Exercise input start

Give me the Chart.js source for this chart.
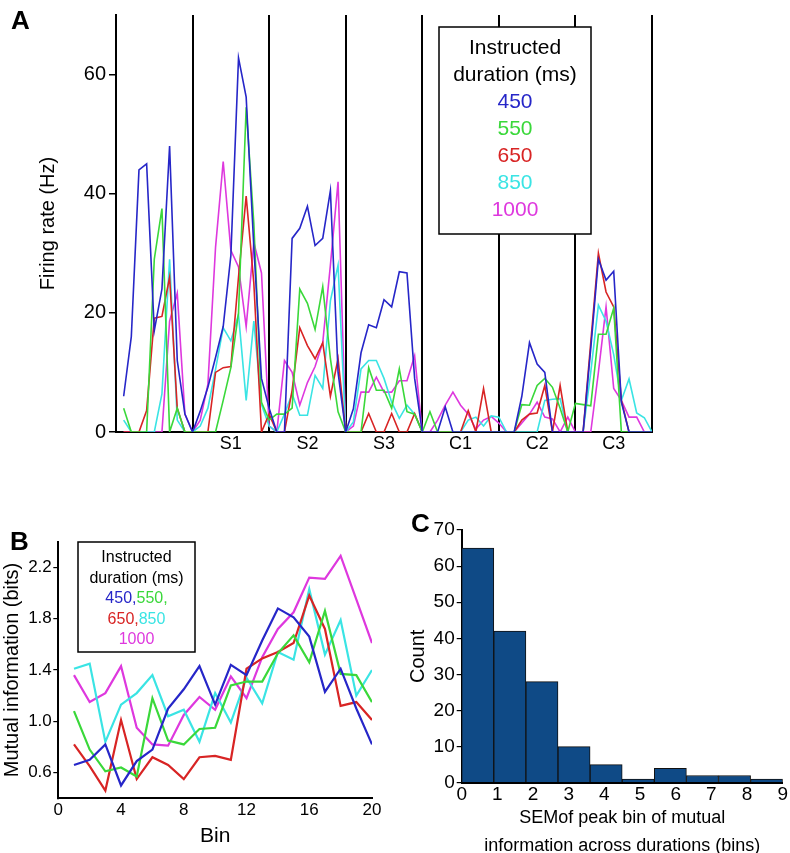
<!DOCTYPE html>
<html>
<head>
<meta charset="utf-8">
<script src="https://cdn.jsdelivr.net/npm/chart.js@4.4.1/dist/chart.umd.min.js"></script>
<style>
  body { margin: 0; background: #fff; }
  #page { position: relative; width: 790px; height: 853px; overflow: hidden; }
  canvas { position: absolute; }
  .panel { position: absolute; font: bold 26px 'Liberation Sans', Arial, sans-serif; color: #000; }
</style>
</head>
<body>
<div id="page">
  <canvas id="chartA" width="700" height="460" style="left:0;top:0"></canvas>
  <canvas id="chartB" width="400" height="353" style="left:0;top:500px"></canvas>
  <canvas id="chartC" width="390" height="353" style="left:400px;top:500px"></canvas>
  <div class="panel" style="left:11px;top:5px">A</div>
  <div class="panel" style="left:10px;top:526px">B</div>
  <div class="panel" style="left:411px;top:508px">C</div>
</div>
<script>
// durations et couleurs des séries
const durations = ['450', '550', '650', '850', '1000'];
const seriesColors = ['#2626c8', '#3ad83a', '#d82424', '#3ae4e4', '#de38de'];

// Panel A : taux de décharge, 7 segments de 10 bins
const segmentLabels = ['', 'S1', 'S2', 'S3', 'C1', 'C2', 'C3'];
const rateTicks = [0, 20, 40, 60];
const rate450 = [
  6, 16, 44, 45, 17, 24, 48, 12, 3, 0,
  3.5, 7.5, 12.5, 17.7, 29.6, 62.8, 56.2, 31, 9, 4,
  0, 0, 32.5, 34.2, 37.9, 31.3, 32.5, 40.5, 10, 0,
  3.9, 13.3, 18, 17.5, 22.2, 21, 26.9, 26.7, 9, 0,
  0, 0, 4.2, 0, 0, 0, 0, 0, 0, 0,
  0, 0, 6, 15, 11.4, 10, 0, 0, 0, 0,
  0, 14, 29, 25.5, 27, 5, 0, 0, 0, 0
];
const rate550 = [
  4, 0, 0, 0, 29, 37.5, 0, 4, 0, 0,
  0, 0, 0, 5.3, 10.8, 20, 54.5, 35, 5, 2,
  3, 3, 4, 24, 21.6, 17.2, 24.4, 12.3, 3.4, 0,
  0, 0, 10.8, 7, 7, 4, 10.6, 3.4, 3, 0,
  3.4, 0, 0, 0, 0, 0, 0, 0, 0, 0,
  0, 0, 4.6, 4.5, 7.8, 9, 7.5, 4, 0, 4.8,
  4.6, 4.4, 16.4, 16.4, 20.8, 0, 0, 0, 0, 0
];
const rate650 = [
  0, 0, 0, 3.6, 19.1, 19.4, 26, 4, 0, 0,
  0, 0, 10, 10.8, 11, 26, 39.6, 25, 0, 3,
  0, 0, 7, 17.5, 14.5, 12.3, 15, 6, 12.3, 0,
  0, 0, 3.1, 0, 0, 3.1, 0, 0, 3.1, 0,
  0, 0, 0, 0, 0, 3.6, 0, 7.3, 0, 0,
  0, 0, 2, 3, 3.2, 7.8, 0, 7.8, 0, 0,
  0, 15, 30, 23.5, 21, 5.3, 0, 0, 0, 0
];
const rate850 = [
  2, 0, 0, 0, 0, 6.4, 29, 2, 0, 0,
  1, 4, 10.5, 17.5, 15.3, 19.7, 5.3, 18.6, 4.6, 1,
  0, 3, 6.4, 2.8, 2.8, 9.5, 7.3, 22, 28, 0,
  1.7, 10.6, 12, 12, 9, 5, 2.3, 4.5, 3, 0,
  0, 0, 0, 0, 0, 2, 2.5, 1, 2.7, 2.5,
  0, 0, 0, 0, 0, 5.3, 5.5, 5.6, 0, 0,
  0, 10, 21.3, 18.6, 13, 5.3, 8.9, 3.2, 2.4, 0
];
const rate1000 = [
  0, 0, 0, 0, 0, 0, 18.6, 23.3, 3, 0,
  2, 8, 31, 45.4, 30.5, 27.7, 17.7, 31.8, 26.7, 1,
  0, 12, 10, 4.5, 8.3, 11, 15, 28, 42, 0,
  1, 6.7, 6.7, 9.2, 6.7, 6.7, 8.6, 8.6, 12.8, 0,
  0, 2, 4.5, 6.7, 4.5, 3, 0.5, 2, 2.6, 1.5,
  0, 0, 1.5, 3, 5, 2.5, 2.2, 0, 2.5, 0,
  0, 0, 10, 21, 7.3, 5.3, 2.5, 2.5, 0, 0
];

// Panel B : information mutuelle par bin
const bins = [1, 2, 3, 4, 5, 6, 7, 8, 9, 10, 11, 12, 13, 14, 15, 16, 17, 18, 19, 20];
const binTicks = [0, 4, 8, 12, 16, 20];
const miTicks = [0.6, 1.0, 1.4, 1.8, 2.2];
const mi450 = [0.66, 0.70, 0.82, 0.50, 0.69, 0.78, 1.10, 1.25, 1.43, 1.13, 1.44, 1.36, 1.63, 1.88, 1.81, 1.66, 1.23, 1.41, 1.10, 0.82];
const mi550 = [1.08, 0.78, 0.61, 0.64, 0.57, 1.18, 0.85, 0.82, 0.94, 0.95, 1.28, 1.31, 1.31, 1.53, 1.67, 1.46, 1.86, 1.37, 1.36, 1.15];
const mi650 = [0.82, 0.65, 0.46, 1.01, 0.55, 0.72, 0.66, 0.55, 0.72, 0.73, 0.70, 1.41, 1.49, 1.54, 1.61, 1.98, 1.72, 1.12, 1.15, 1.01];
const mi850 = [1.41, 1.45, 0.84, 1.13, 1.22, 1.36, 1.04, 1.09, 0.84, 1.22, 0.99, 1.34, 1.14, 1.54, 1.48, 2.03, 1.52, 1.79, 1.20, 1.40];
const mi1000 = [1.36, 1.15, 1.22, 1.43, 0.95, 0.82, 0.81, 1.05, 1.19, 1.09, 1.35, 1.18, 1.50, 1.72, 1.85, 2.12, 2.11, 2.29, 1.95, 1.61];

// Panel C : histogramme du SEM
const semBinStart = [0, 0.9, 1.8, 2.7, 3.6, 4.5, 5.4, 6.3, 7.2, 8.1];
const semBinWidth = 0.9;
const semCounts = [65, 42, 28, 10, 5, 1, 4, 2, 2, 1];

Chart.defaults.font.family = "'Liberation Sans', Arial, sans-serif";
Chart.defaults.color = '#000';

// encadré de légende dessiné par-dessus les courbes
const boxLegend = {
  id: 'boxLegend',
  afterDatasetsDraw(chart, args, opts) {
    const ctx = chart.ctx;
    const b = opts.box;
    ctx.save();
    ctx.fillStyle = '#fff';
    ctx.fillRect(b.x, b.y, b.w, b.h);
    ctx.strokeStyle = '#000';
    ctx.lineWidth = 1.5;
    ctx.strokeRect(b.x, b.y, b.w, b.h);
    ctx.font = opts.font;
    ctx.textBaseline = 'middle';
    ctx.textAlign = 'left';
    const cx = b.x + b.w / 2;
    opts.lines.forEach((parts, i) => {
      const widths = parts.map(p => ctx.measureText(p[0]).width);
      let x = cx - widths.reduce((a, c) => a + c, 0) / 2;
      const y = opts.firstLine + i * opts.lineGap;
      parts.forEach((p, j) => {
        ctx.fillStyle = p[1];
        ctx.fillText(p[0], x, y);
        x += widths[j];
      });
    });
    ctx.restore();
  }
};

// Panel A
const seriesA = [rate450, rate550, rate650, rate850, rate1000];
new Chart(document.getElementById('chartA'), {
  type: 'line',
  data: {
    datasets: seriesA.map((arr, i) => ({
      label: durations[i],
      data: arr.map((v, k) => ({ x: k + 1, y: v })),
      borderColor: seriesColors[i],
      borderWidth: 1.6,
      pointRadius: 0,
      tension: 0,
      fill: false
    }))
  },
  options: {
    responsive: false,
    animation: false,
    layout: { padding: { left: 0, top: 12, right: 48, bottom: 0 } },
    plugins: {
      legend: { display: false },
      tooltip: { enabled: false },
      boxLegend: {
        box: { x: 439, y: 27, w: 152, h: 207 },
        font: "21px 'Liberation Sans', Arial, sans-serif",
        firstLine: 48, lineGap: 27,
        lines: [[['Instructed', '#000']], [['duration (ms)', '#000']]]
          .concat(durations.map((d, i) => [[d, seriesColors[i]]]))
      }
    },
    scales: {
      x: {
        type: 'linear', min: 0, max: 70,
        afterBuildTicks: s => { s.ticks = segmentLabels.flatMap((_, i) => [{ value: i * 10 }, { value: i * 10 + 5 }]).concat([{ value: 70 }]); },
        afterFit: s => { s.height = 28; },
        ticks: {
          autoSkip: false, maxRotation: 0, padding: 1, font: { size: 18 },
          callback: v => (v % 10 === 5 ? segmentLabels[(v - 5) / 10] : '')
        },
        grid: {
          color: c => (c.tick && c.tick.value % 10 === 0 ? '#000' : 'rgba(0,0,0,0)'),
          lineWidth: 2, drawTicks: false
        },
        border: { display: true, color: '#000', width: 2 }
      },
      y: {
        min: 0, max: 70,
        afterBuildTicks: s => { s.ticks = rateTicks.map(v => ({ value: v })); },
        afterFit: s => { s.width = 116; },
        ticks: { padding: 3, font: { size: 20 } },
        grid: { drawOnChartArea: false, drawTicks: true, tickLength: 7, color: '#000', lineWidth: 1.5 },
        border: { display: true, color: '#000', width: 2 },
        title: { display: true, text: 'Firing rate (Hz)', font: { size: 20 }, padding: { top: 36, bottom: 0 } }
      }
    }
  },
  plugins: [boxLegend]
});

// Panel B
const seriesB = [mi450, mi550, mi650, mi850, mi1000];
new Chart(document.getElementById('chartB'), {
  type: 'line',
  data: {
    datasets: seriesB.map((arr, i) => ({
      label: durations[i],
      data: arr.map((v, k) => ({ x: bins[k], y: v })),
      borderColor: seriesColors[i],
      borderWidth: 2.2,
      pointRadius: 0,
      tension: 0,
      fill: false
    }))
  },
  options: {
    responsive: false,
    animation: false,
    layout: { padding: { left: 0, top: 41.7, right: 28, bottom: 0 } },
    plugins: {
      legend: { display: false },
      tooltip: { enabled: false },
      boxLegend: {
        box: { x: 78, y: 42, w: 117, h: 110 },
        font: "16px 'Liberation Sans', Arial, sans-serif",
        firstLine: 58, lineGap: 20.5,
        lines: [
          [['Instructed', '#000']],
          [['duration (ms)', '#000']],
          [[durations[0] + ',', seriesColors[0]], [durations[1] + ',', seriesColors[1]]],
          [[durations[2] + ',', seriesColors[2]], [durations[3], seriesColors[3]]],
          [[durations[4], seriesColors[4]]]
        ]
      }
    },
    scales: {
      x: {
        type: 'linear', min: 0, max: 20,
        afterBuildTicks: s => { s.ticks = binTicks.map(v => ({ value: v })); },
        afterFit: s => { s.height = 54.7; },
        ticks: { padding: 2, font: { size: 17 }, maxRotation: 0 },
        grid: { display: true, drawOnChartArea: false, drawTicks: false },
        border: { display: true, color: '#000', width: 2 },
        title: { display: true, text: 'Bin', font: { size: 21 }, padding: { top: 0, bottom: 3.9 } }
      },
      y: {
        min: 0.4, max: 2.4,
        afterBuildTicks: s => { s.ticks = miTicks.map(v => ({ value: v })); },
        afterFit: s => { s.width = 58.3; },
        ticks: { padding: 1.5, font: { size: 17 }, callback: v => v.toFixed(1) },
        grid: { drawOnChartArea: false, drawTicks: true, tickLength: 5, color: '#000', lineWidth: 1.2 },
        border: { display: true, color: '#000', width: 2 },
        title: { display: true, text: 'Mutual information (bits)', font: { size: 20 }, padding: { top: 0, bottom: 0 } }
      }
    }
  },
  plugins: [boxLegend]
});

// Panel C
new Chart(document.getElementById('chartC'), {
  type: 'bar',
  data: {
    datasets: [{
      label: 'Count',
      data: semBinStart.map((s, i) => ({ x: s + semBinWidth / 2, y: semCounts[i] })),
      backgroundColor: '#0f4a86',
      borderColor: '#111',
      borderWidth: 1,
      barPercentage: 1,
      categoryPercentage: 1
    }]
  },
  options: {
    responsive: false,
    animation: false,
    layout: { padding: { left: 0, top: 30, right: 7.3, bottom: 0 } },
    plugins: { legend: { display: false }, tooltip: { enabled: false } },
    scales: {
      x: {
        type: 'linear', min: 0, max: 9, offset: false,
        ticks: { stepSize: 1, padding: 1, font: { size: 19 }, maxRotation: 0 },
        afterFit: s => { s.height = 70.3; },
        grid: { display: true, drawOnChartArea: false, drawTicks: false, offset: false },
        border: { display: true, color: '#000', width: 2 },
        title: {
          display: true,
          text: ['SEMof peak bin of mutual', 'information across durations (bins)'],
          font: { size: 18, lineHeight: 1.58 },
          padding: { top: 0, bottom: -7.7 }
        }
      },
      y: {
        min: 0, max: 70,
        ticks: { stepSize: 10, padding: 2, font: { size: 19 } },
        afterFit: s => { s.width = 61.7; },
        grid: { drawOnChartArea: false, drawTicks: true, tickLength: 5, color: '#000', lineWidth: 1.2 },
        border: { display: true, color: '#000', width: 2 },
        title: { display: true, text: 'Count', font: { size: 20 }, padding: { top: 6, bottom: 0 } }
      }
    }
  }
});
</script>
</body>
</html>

Exercise input end
Exercise input start

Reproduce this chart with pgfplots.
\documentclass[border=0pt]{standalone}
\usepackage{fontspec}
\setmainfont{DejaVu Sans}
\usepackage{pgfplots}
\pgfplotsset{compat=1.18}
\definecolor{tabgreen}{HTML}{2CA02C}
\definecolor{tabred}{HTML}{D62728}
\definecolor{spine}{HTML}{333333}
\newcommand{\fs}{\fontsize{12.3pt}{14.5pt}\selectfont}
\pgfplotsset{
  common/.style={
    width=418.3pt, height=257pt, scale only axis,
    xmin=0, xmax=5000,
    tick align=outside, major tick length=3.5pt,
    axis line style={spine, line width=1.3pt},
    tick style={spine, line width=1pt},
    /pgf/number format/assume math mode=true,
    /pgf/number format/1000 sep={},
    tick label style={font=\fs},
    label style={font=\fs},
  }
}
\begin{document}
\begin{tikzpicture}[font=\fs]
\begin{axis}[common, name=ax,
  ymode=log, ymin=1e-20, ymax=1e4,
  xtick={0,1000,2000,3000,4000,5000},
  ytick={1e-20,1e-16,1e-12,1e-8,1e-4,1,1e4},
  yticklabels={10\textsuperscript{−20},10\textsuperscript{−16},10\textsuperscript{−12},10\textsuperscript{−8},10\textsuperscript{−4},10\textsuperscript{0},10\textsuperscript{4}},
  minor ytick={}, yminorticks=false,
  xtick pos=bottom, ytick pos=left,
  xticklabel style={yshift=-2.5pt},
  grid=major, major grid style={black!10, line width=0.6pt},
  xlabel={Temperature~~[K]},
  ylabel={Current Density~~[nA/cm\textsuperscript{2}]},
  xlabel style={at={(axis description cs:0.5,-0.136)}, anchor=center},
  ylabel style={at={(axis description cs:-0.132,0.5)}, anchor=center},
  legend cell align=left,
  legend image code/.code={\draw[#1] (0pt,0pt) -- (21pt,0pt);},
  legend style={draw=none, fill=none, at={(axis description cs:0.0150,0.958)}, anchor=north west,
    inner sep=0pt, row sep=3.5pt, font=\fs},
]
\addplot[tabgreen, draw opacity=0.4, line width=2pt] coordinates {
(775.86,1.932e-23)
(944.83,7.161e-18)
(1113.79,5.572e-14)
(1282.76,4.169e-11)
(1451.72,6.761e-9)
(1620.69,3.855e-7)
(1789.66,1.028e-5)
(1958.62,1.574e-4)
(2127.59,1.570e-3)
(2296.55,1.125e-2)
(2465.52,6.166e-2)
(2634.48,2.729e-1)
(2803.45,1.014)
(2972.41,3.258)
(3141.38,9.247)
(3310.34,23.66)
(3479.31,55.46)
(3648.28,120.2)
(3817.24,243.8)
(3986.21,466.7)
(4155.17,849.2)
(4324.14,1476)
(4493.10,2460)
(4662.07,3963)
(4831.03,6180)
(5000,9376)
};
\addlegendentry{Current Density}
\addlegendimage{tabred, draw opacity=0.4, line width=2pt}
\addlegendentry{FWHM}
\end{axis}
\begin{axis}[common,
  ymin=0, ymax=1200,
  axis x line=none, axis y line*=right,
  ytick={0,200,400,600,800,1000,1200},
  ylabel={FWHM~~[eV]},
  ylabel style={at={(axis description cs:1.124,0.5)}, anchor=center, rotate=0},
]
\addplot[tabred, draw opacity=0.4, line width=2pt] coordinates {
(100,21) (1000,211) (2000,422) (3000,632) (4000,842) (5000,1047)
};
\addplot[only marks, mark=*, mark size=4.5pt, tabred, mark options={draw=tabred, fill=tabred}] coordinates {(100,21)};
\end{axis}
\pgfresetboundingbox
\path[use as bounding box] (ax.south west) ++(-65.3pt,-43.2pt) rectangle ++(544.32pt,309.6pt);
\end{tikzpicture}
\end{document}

Exercise input end

§ **The exercise**
Above are some records. Reproduce the lines from the one with "Give me the Chart.js source for this chart." down to the one with "['#2626c8', '#3ad83a', '#d82424', '#3ae4e4', '#de38de'];", keeping both, and leave every picture out.

§ **Full answer**
Give me the Chart.js source for this chart.
<!DOCTYPE html>
<html>
<head>
<meta charset="utf-8">
<script src="https://cdn.jsdelivr.net/npm/chart.js@4.4.1/dist/chart.umd.min.js"></script>
<style>
  body { margin: 0; background: #fff; }
  #page { position: relative; width: 790px; height: 853px; overflow: hidden; }
  canvas { position: absolute; }
  .panel { position: absolute; font: bold 26px 'Liberation Sans', Arial, sans-serif; color: #000; }
</style>
</head>
<body>
<div id="page">
  <canvas id="chartA" width="700" height="460" style="left:0;top:0"></canvas>
  <canvas id="chartB" width="400" height="353" style="left:0;top:500px"></canvas>
  <canvas id="chartC" width="390" height="353" style="left:400px;top:500px"></canvas>
  <div class="panel" style="left:11px;top:5px">A</div>
  <div class="panel" style="left:10px;top:526px">B</div>
  <div class="panel" style="left:411px;top:508px">C</div>
</div>
<script>
// durations et couleurs des séries
const durations = ['450', '550', '650', '850', '1000'];
const seriesColors = ['#2626c8', '#3ad83a', '#d82424', '#3ae4e4', '#de38de'];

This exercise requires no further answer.